Nigeria’s Cashless Transition: A Digital Revolution Amidst a Season of Hardship
Six months after the Central Bank of Nigeria (CBN) aggressively reinforced its cashless policy alongside the controversial naira redesign, the nation remains at a crossroads. What was intended as a sophisticated leap into a digital-first economy has, for many, felt like a grueling marathon through cash scarcity and economic friction.
The policy, which imposed strict weekly withdrawal limits of ₦500,000 for individuals and ₦5 million for corporates, was designed to mop up excess liquidity and curb informal currency hoarding. However, as the dust settles, the narrative is split between those celebrating a fintech explosion and those mourning the paralysis of the informal market.
Despite the chaos, the data is undeniable. According to the Nigeria Inter-Bank Settlement System (NIBSS), electronic payment volumes have reached record highs, with POS transactions surging by over 300% in the first half of the year.
Chief Product Officer, Agency Services at Onafriq (formerly MFS Africa) and a leader in the digital payments space, Dapo Richards, views this shift as a bittersweet milestone.
Richards, who oversees the Baxi platform, one of Nigeria’s largest agent networks, noted that the policy acted as a forced catalyst for digital adoption. He observed that the nation is witnessing a decade’s worth of digital transformation compressed into a few months.
On the Baxi platform alone, the network has grown to over 460,000 agents as they become the primary “human ATMs” for their communities. While the demand for digital rails has never been higher, Richards admits the pressure on the infrastructure has been immense.
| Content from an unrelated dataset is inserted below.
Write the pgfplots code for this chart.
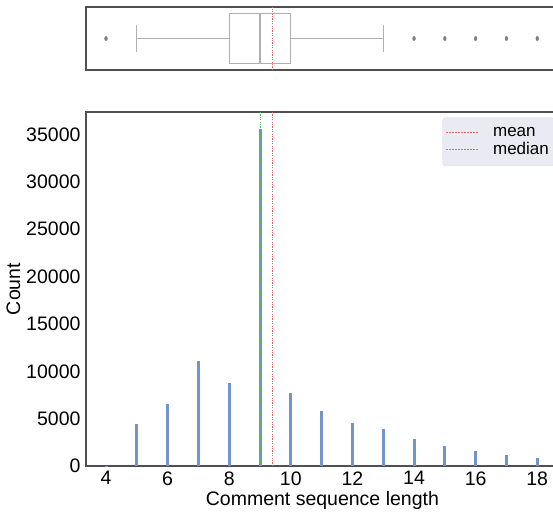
\documentclass[border=0pt]{standalone}
\usepackage{pgfplots}
\pgfplotsset{compat=1.18}
\usepgfplotslibrary{statistics}
\usepackage{fontspec}
\setmainfont{Liberation Sans}
\definecolor{barblue}{HTML}{7294C8}
\definecolor{meanred}{HTML}{E06468}
\definecolor{medgreen}{HTML}{4FB56E}
\definecolor{spine}{HTML}{505050}
\definecolor{boxgray}{HTML}{B0B0B0}
\definecolor{legfill}{HTML}{EAEAF2}
\newcommand{\tickfont}{\fontsize{19.5}{22}\selectfont}
\begin{document}
\begin{tikzpicture}
\useasboundingbox (0pt,0pt) rectangle (553pt,514pt);
% histogram
\begin{axis}[
    at={(86pt,48pt)}, anchor=south west, scale only axis,
    width=472.8pt, height=354pt,
    xmin=3.35, xmax=18.7, ymin=0, ymax=37380,
    xtick={4,6,...,18}, ytick={0,5000,...,35000},
    major tick length=0pt,
    axis line style={spine, line width=1.2pt},
    tick label style={font=\tickfont},
    /pgf/number format/assume math mode=true,
    /pgf/number format/1000 sep={},
    scaled y ticks=false,
    xlabel={Comment sequence length}, ylabel={Count},
    label style={font=\tickfont},
    xticklabel style={yshift=-2pt},
    yticklabel style={xshift=-2pt},
    xlabel style={yshift=1pt},
    ylabel style={yshift=-1pt},
    legend style={at={(0.99,0.985)}, anchor=north east, fill=legfill,
        draw=legfill!85!gray, rounded corners=3pt,
        font=\fontsize{17}{20}\selectfont, row sep=1pt,
        inner xsep=3pt, inner ysep=7.5pt},
    legend cell align=left,
    legend image code/.code={\draw[#1] (0pt,0pt) -- (32pt,0pt);},
]
\addplot[ycomb, draw=barblue, line width=3pt, forget plot] coordinates {
 (4,20) (5,4430) (6,6540) (7,11070) (8,8750) (9,35600) (10,7660)
 (11,5800) (12,4500) (13,3870) (14,2850) (15,2070) (16,1550)
 (17,1160) (18,810)
};
\addplot[draw=meanred, line width=1pt, dash pattern=on 1.2pt off 1.2pt, forget plot] coordinates {(9.39,0) (9.39,37380)};
\addplot[draw=medgreen, line width=1pt, dash pattern=on 1.2pt off 1.2pt, forget plot] coordinates {(9,0) (9,37380)};
\addlegendimage{draw=meanred, line width=1.4pt, dash pattern=on 1.5pt off 1.5pt}
\addlegendentry{\hspace*{12pt}mean}
\addlegendimage{draw=medgreen, line width=1.4pt, dash pattern=on 1.5pt off 1.5pt}
\addlegendentry{\hspace*{12pt}median}
\end{axis}
% boxplot
\begin{axis}[
    at={(86pt,444pt)}, anchor=south west, scale only axis,
    width=472.8pt, height=63pt,
    xmin=3.35, xmax=18.7, ymin=-0.5, ymax=0.5,
    xtick=\empty, ytick=\empty,
    axis line style={spine, line width=1.2pt},
    boxplot/draw direction=x,
]
\addplot[color=boxgray, line width=1.3pt, solid,
    boxplot prepared={draw position=0, lower whisker=5, lower quartile=8,
    median=9, upper quartile=10, upper whisker=13, box extend=0.8,
    whisker extend=0.42}] coordinates {};
\addplot[only marks, mark=*, mark size=2pt, color=gray,
    mark options={xscale=0.7, yscale=1.1}]
  coordinates {(4,0) (14,0) (15,0) (16,0) (17,0) (18,0)};
\addplot[draw=meanred, line width=1pt, dash pattern=on 1.2pt off 1.2pt] coordinates {(9.39,-0.5) (9.39,0.5)};
\end{axis}
\end{tikzpicture}
\end{document}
The heavy human cost is visible in the long queues at ATM galleries and the 40–60% drop in sales reported by market traders who rely on physical cash.
Richards explained that for a cashless policy to be inclusive, the reliability of the network must be near 100%.
High failure rates and transaction costs are not just technical glitches; for a small business owner in a place like Oshodi or a rural village, they are direct threats to their daily bread.
Richards argued that “the way forward requires heavy investment in digital infrastructure to handle transaction surges, subsidizing micro-transactions to protect low-income earners, and providing stronger support for the agency banking networks that bridge the gap between cash and digital”.
“The goal should not just be to remove cash, but to build a digital ecosystem so reliable and accessible that people choose it over paper money. Nigeria’s 2023 cashless experiment will likely go down in history as a painful necessity,” he maintained.
He added: “While it has undoubtedly accelerated the digital revolution, the scars left on the informal economy remain deep, and the coming months will determine if the gains of this transition finally outweigh its heavy human and economic costs”.
For Mrs. Aisha Bello, a market woman in Lagos, the policy feels less like digital progress and more like a barrier, as she recounted spending days in queues just to access her own funds.
Joining her in this struggle is Mr. Emeka Nwosu, a commercial bus driver in Ojo, Lagos, who shared that he has had to park his vehicle on several days because passengers simply do not have the small denominations to pay fares, and transfer delays make digital payments impossible during transit.
Similarly, Mallam Musa Ibrahim, a prominent onion seller at the Mile 12 Market in Lagos, lamented that his business has slowed to a crawl. He explained that many of his bulk buyers arrive without the necessary cash, and because network downtime often delays “alerts” for hours, he is forced to choose between turning customers away or risking his livelihood on transactions he could not immediately verify.
As the CBN faces mounting pressure to ease withdrawal limits, industry leaders like Richards, economist Okafor and citizens such as Mrs. Bello, Mallam Ibrahim, and Mr. Nwosu called for a shift in focus from enforcement to enablement.